I often hear churchgoing baby boomers like me say, “We don’t have any children in our church.” The implications are sad and clear: Our congregation won’t continue long beyond us. We have somehow failed even though we thought we were doing all the right things. We don’t know what to do next.
During my 35 years as a Lutheran pastor, I have been privileged to serve three congregations. One was rural, two were urban. One was in the Chicago area, two in South Carolina. While I haven’t grown a congregation to a thousand people, I have always been able to lower the age demographic where I’ve served. While on sabbatical, I’ve been pondering the principles and programs that perhaps have helped this happen.
More than coolness
I once was a young person, but I’ve never been cool. I’ve also never been a youth minister or camp counselor. I also don’t play guitar nor do I have tattoos that perhaps might make me seem wonderfully authentic to younger folk. I say all this not to be self-servingly self-deprecating, but to challenge our assumptions that only young people can communicate the gospel to younger people and that these leaders must look or act a certain way. But there are some programs and ways of being church that have proven effective in touching the hearts of children and their parents.

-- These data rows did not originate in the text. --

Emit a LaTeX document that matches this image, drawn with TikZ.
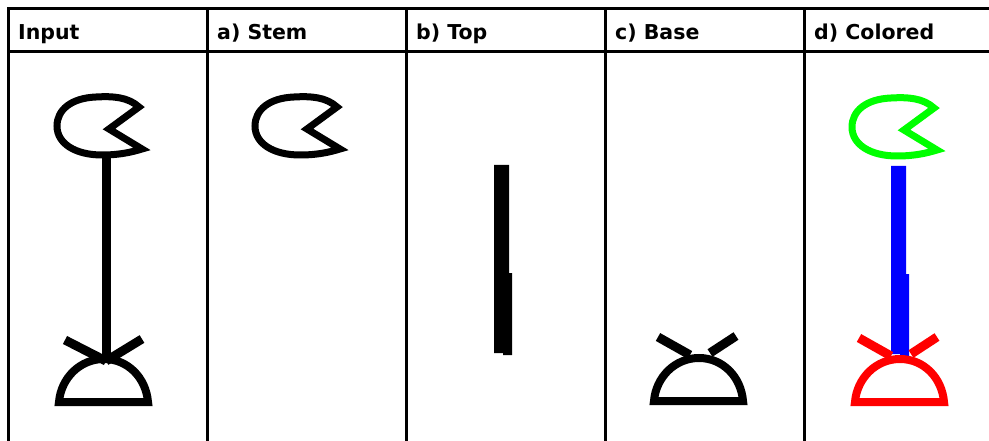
\documentclass[tikz,border=0pt]{standalone}
\usepackage{fontspec}
\setmainfont{DejaVu Sans}
\definecolor{pureGreen}{RGB}{0,255,0}
\definecolor{pureBlue}{RGB}{0,0,255}
\definecolor{pureRed}{RGB}{255,0,0}
\begin{document}
\begin{tikzpicture}[x=1pt,y=-1pt,
  grid/.style={line width=3pt, black},
  hdr/.style={anchor=base west, inner sep=0pt, font=\bfseries\fontsize{20.5}{24}\selectfont},
  headline/.style={line width=7pt, line join=miter},
  rod/.style={line width=9pt},
  armline/.style={line width=9pt},
  domeline/.style={line width=8pt, line join=miter},
  % the round head with its notch
  pics/head/.style={code={
    \draw[headline,#1] (131,107) .. controls (120,97) and (105,96) .. (88,97)
      .. controls (63,98) and (49,110) .. (49,126)
      .. controls (49,144) and (68,155) .. (94,155)
      .. controls (112,155) and (124,152) .. (134,149)
      -- (101,129) -- cycle;}},
  pics/head/.default=black,
  % the thick upright bar
  pics/bar/.style={code={
    \fill[#1] (88,165) -- (103,165) -- (103,273) -- (106,273) -- (106,355)
      -- (97,355) -- (97,353) -- (88,353) -- cycle;}},
  pics/bar/.default=black,
  % the dome with its flat base
  pics/dome/.style={code={
    \draw[domeline,#1] (51,402) -- (140,402)
      .. controls (138,378) and (120,359) .. (96,359)
      .. controls (72,359) and (53,378) .. cycle;}},
  pics/dome/.default=black,
  % the two arms above the dome, apart
  pics/arms/.style={code={
    \draw[armline,#1] (55,338) -- (87,356);
    \draw[armline,#1] (133,337) -- (107,354);}},
  pics/arms/.default=black
]
\useasboundingbox (0,0) rectangle (989,441);

% table frame
\draw[grid] (8,441) -- (8,8.5) -- (989,8.5);
\draw[grid] (8,52) -- (989,52);
\foreach \cx in {207,406,605,804}
  \draw[grid] (\cx,8.5) -- (\cx,441);

% column headers
\node[hdr] (hInput)   at (18,39.5)  {Input};
\node[hdr] (hStem)    at (217,39.5) {a) Stem};
\node[hdr] (hTop)     at (416,39.5) {b) Top};
\node[hdr] (hBase)    at (615,39.5) {c) Base};
\node[hdr] (hColored) at (814,39.5) {d) Colored};

% Input: the whole figure
\begin{scope}[shift={(8,0)}]
  \pic {head};
  \draw[rod] (98,156) -- (98,360);
  \draw[armline] (57,340) -- (98,361);
  \draw[armline] (134,339) -- (98,361);
  \pic {dome};
\end{scope}

% a) the head alone
\pic at (206,0) {head};

% b) the upright bar alone
\pic at (406,0) {bar};

% c) arms and dome
\pic at (603,-1) {arms};
\pic at (603,-1) {dome};

% d) the parts in colour
\pic at (803,1) {head=pureGreen};
\pic at (803,1) {bar=pureBlue};
\pic at (804,0) {arms=pureRed};
\pic at (804,0) {dome=pureRed};
\end{tikzpicture}
\end{document}
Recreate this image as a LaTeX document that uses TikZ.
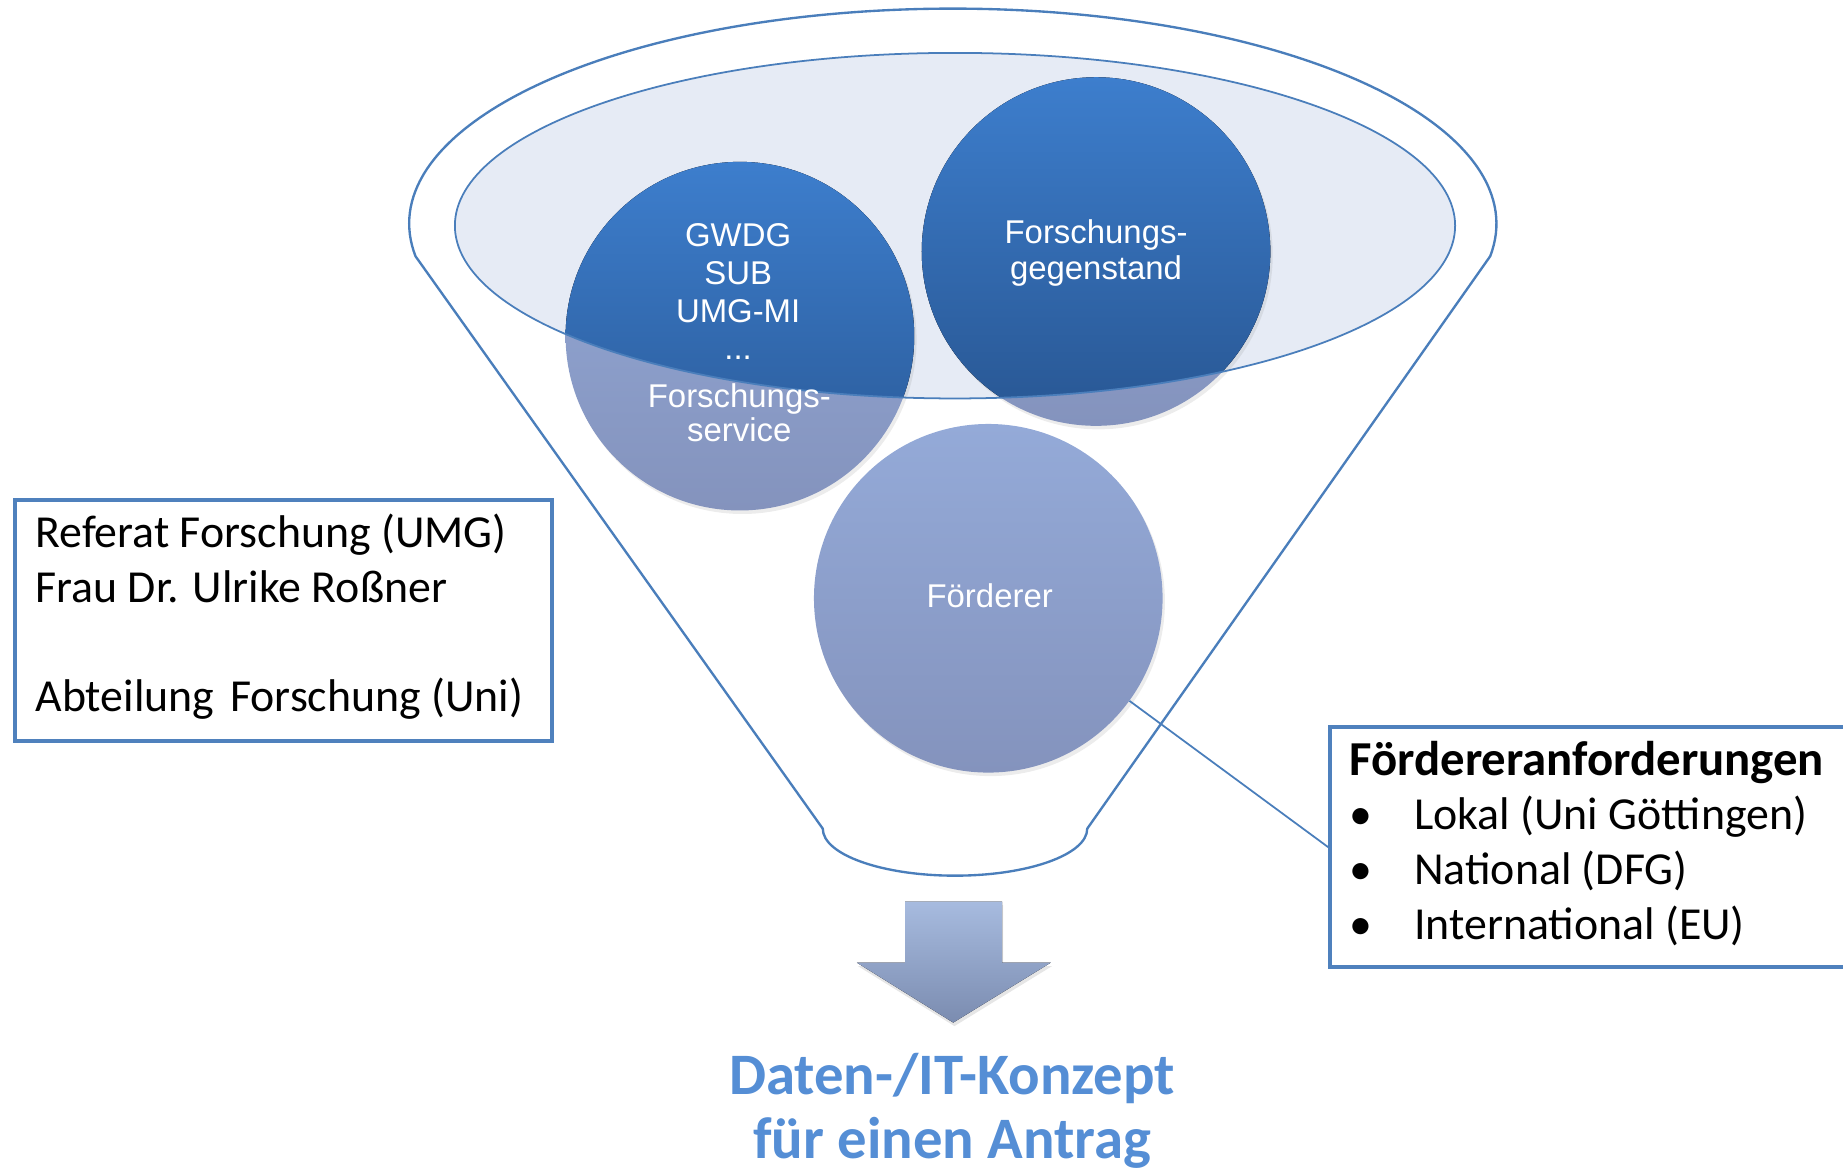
\documentclass[tikz,border=0pt]{standalone}
\usepackage{fontspec}
\setmainfont{Carlito}
\newfontfamily\arialfont{Liberation Sans}
\usetikzlibrary{shadows}
\definecolor{funnelblue}{RGB}{74,126,187}
\definecolor{boxblue}{RGB}{79,129,189}
\definecolor{rimfill}{RGB}{230,235,245}
\definecolor{deeptop}{RGB}{61,126,205}
\definecolor{deepbot}{RGB}{40,86,146}
\definecolor{paletop}{RGB}{148,170,216}
\definecolor{palebot}{RGB}{132,147,189}
\definecolor{arrowtop}{RGB}{167,187,223}
\definecolor{arrowbot}{RGB}{123,140,176}
\definecolor{titleblue}{RGB}{85,142,213}
\tikzset{
  funnel_/.style   = {draw=funnelblue, line width=2pt},
  box_/.style      = {shape=rectangle, draw=boxblue, line width=3.5pt, fill=white},
  disk_/.style     = {shape=circle, minimum size=296.6pt, top color=paletop, bottom color=palebot,
                      drop shadow={shadow xshift=2pt, shadow yshift=-3pt, opacity=0.15}},
  deep_/.style     = {top color=deeptop, bottom color=deepbot},
  disktext_/.style = {font=\arialfont\fontsize{28}{32}\selectfont, text=white, align=center, inner sep=0pt},
  boxtext_/.style  = {font=\fontsize{39}{46.5}\selectfont, align=left, inner sep=0pt}
}

\begin{document}
\begin{tikzpicture}
	[
	x = 1pt,
	y = -1pt
	]
	\path[use as bounding box, clip] (0,0) rectangle (1568,1000);

	% funnel outline
	\coordinate (rimL) at (353.5,218);
	\coordinate (spoutR) at (925,705);
	\draw[funnel_] (rimL) arc[start angle=188.7, end angle=-8.7, x radius=462.5pt, y radius=183pt]
		-- (spoutR) arc[start angle=0, end angle=-180, x radius=112.5pt, y radius=40pt] -- cycle;

	% rim of the funnel
	\fill[rimfill] (812.5,192) ellipse[x radius=425.5pt, y radius=147pt];

	% circles
	\node[disk_] (svc) at (629.5,286) {};
	\node[disk_] (subj) at (932.5,214) {};
	\node[disk_] (foerderer) at (840.8,509) {};
	\begin{scope}
		\clip (812.5,192) ellipse[x radius=425.5pt, y radius=147pt];
		\fill[deep_] (svc.center) circle[radius=148.3pt];
		\fill[deep_] (subj.center) circle[radius=148.3pt];
	\end{scope}
	\draw[funnelblue, line width=1.5pt] (812.5,192) ellipse[x radius=425.5pt, y radius=147pt];

	% circle texts (base = last line)
	\node[disktext_, anchor=base] (gwdg) at (628,306) {GWDG\\SUB\\UMG-MI\\...};
	\node[disktext_, anchor=base, font=\arialfont\fontsize{28}{29}\selectfont] (svctext) at (629,376) {Forschungs-\\service};
	\node[disktext_, anchor=base, font=\arialfont\fontsize{28}{31}\selectfont] (subjtext) at (932.5,238) {Forschungs-\\gegenstand};
	\node[disktext_, anchor=base] (foerdtext) at (842,516.5) {Förderer};

	% boxes
	\node[box_, anchor=north west, minimum width=457pt, minimum height=205pt] (contact) at (11,424) {};
	\node[boxtext_, anchor=base west] (contacttext) at (30,605.5)
		{Referat Forschung (UMG)\\Frau Dr. Ulrike Roßner\\[46.5pt]Abteilung\hspace{0.12em} Forschung (Uni)};
	\node[box_, anchor=north west, minimum width=470pt, minimum height=204pt] (req) at (1130,617) {};
	\node[boxtext_, anchor=base west] (reqtext) at (1148,799)
		{{\bfseries\fontsize{41.5}{46.5}\selectfont Fördereranforderungen}\\
		 \makebox[55pt][l]{\textbullet}Lokal (Uni Göttingen)\\
		 \makebox[55pt][l]{\textbullet}National (DFG)\\
		 \makebox[55pt][l]{\textbullet}International (EU)};
	\draw[funnelblue, line width=1.5pt] (foerderer.-36.4) -- (req.west);

	% arrow and result
	\fill[top color=arrowtop, bottom color=arrowbot,
		drop shadow={shadow xshift=1pt, shadow yshift=-3pt, opacity=0.2}]
		(770,767) -- (852.5,767) -- (852.5,819) -- (894,819) -- (811,870) -- (729,819) -- (770,819) -- cycle;
	\node[font=\bfseries\fontsize{50}{55}\selectfont, text=titleblue, align=center, inner sep=0pt, anchor=base]
		(concept) at (810,986) {Daten-/IT-Konzept\\für einen Antrag};
\end{tikzpicture}
\end{document}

More than children’s sermons
Perhaps in your experience, the typical children’s sermon is effective and welcomed. I’ve rarely done them, partly because I never thought I did them very well, but also because they seemed more likely to entertain the adults than share the faith with the children. I also think they interrupt the flow of worship.
We need to dedicate ourselves to the truth that children of all ages are full participants in worship. Liturgy isn’t for adults only. Worshipers are different and have different needs. That’s why we sometimes print large-type bulletins or have hearing aids to accommodate some folks. Children are often not readers yet, so their bulletins are just coloring sheets. Children and even teens have a need to move around.
We need to dedicate ourselves to the truth that children of all ages are full participants in worship.
In one congregation, we developed the program Children’s Time in the Word, in which those age 4 through third-graders stepped out of the service just before the Scripture readings and stepped back in at the beginning of the hymn after the sermon. We trained lay leaders to guide this time together, centered usually on the gospel lesson for the day. In this way, they had the story “in their own language” from the children’s Bible and had an opportunity to share their highs and lows for the week, to talk about the story, to pray and to learn to offer a blessing for each other. And they got to move around, talk and giggle.
Children love drama. I don’t mean funny skits in place of the sermon—I mean the drama of the processional, liturgical dance interpreting the psalm (think about all your church children who take ballet), sharing the peace, coming up for communion, lighting candles at the Easter Vigil, bringing up the bread and wine for communion. If a child’s role in church is to stay still and stay quiet, and if a parent’s role in worship is to make sure they do these things, nobody in that family will have a worshipful experience.
Children grow into liturgy and, for the most part, they can participate in most of it. Pastors and worship-planners need to ask as they prepare their opportunities for praise and thanksgiving, “How are children directly participating in this part of the service?” If that happened, it might not be long before those children were the ones encouraging their parents to attend worship.